Inspired by the text of Norma Farber’s poem (which follows), I asked my kids tonite how the Christmas story might be a bit different if there were three queens that visited Jesus rather than three Kings. CatGirl replied that the queens would’ve been more practical than the Kings, and would’ve given gifts that the baby could really use–like a cradle. I liked my daughter’s reply. I also really liked the thoughts in Farber’s poem, and while I’m a little sad that the Queens were late and had to leave early, there’s something in their practicality that’s more endearing than that of the Wise Men.
The Queens Came Late
The Queens came late, but the Queens were there
With gifts in their hands, and crowns in their hair.
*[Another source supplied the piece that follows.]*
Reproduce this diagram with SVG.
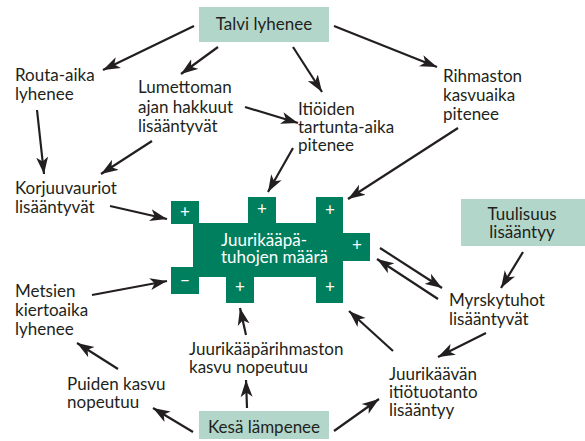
<svg xmlns="http://www.w3.org/2000/svg" width="585" height="441" viewBox="0 0 585 441">
<style>
.t{font-family:Lato,"Liberation Sans",sans-serif;font-size:17px;fill:#231f20}
.w{font-family:Lato,"Liberation Sans",sans-serif;font-size:17px;fill:#ffffff}
.s{font-family:Lato,"Liberation Sans",sans-serif;font-size:17px;fill:#ffffff;text-anchor:middle}
.c{text-anchor:middle}
.box{fill:#b2d6ca}
.g{fill:#007f5f}
.a{stroke:#231f20;stroke-width:2.2;fill:none;marker-end:url(#ah)}
</style>
<defs>
<marker id="ah" markerUnits="userSpaceOnUse" markerWidth="18" markerHeight="13" refX="17" refY="6" orient="auto" viewBox="0 0 18 12">
<path d="M0,0 L17,6 L0,12 L4.5,6 z" fill="#231f20"/>
</marker>
</defs>
<rect width="585" height="441" fill="#ffffff"/>
<g id="talvi"><rect class="box" x="199" y="7" width="130" height="35"/><text class="t c" x="264" y="30">Talvi lyhenee</text></g>
<g id="tuulisuus"><rect class="box" x="461" y="199" width="124" height="47"/><text class="t c" x="522" y="220">Tuulisuus</text><text class="t c" x="522" y="238">lisääntyy</text></g>
<g id="kesa"><rect class="box" x="199" y="411" width="130" height="28"/><text class="t c" x="264" y="433">Kesä lämpenee</text></g>
<g id="routa"><text class="t" x="15" y="81">Routa-aika</text><text class="t" x="15" y="100">lyhenee</text></g>
<g id="lumettoman"><text class="t" x="138" y="93">Lumettoman</text><text class="t" x="138" y="113">ajan hakkuut</text><text class="t" x="138" y="132">lisääntyvät</text></g>
<g id="itioiden"><text class="t" x="298" y="115">Itiöiden</text><text class="t" x="298" y="133">tartunta-aika</text><text class="t" x="298" y="151">pitenee</text></g>
<g id="rihmaston"><text class="t" x="443" y="82">Rihmaston</text><text class="t" x="443" y="101">kasvuaika</text><text class="t" x="443" y="120">pitenee</text></g>
<g id="korjuu"><text class="t" x="15" y="194">Korjuuvauriot</text><text class="t" x="15" y="213">lisääntyvät</text></g>
<g id="metsien"><text class="t" x="15" y="297">Metsien</text><text class="t" x="15" y="316">kiertoaika</text><text class="t" x="15" y="335">lyhenee</text></g>
<g id="puiden"><text class="t" x="67" y="390">Puiden kasvu</text><text class="t" x="67" y="408">nopeutuu</text></g>
<g id="rihmkasvu"><text class="t" x="189" y="355">Juurikääpärihmaston</text><text class="t" x="189" y="373">kasvu nopeutuu</text></g>
<g id="myrsky"><text class="t" x="449" y="306">Myrskytuhot</text><text class="t" x="449" y="325">lisääntyvät</text></g>
<g id="itiotuotanto"><text class="t" x="389" y="380">Juurikäävän</text><text class="t" x="389" y="398">itiötuotanto</text><text class="t" x="389" y="416">lisääntyy</text></g>
<g id="tuhot">
<rect class="g" x="193" y="223" width="150" height="54"/>
<rect class="g" x="171" y="201" width="28" height="23"/>
<rect class="g" x="248" y="197" width="28" height="27"/>
<rect class="g" x="316" y="197" width="27" height="27"/>
<rect class="g" x="342" y="233" width="28" height="28"/>
<rect class="g" x="171" y="267" width="28" height="27"/>
<rect class="g" x="226" y="276" width="28" height="27"/>
<rect class="g" x="316" y="276" width="27" height="27"/>
<text class="w" x="221" y="246">Juurikääpä-</text>
<text class="w" x="221" y="263">tuhojen määrä</text>
<text class="s" x="185" y="218">+</text>
<text class="s" x="262" y="215">+</text>
<text class="s" x="330" y="216">+</text>
<text class="s" x="357" y="251">+</text>
<text class="s" x="185" y="286">−</text>
<text class="s" x="240" y="293">+</text>
<text class="s" x="330" y="293">+</text>
</g>
<g id="connectors">
<line class="a" x1="194" y1="26" x2="103" y2="70"/>
<line class="a" x1="218" y1="47" x2="181" y2="74"/>
<line class="a" x1="293" y1="47" x2="322" y2="92"/>
<line class="a" x1="334" y1="26" x2="437" y2="67"/>
<line class="a" x1="37" y1="110" x2="44" y2="174"/>
<line class="a" x1="152" y1="141" x2="101" y2="174"/>
<line class="a" x1="245" y1="107" x2="298" y2="123"/>
<line class="a" x1="293" y1="148" x2="268" y2="192"/>
<line class="a" x1="458" y1="128" x2="348" y2="199"/>
<line class="a" x1="110" y1="206" x2="167" y2="219"/>
<line class="a" x1="523" y1="252" x2="501" y2="288"/>
<line class="a" x1="380" y1="248" x2="442" y2="288"/>
<line class="a" x1="438" y1="299" x2="377" y2="259"/>
<line class="a" x1="486" y1="333" x2="438" y2="357"/>
<line class="a" x1="393" y1="351" x2="349" y2="311"/>
<line class="a" x1="334" y1="431" x2="379" y2="399"/>
<line class="a" x1="92" y1="295" x2="167" y2="281"/>
<line class="a" x1="118" y1="369" x2="77" y2="343"/>
<line class="a" x1="193" y1="432" x2="153" y2="408"/>
<line class="a" x1="246" y1="335" x2="240" y2="308"/>
<line class="a" x1="247" y1="408" x2="246" y2="380"/>
</g>
</svg>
They’d come, these three, like the Kings, from far,
Following, yes, that guiding star.
They’d left their ladles, linens, looms.
Their children playing in nursery rooms,
And told their sitters: “Take charge! For this
Is a marvelous sight we must not miss!”
The Queens came late, but not too late
To see the animals small and great,
Feathered and furred, domestic and wild,
Gathered to gaze at a mother and child.
And rather than frankincense and myrrh
And gold for the babe, they brought for her
Who held him, a homespun gown of blue,
And chicken soup with noodles too,
And a lingering, lasting cradle song
The Queens came late, and stayed not long,
For their thoughts already were straying far
Past manger and mother and guiding star
And child aglow as a morning sun
Toward home, and children, and chores undone.
By Norma Farber
[Note: I encountered this poem as it was sung at a lovely concert today by the Orange County Women’s Chorus. Bravo to the OCWC for another stellar performance and for inspiring such thoughtfulness about the holiday season!]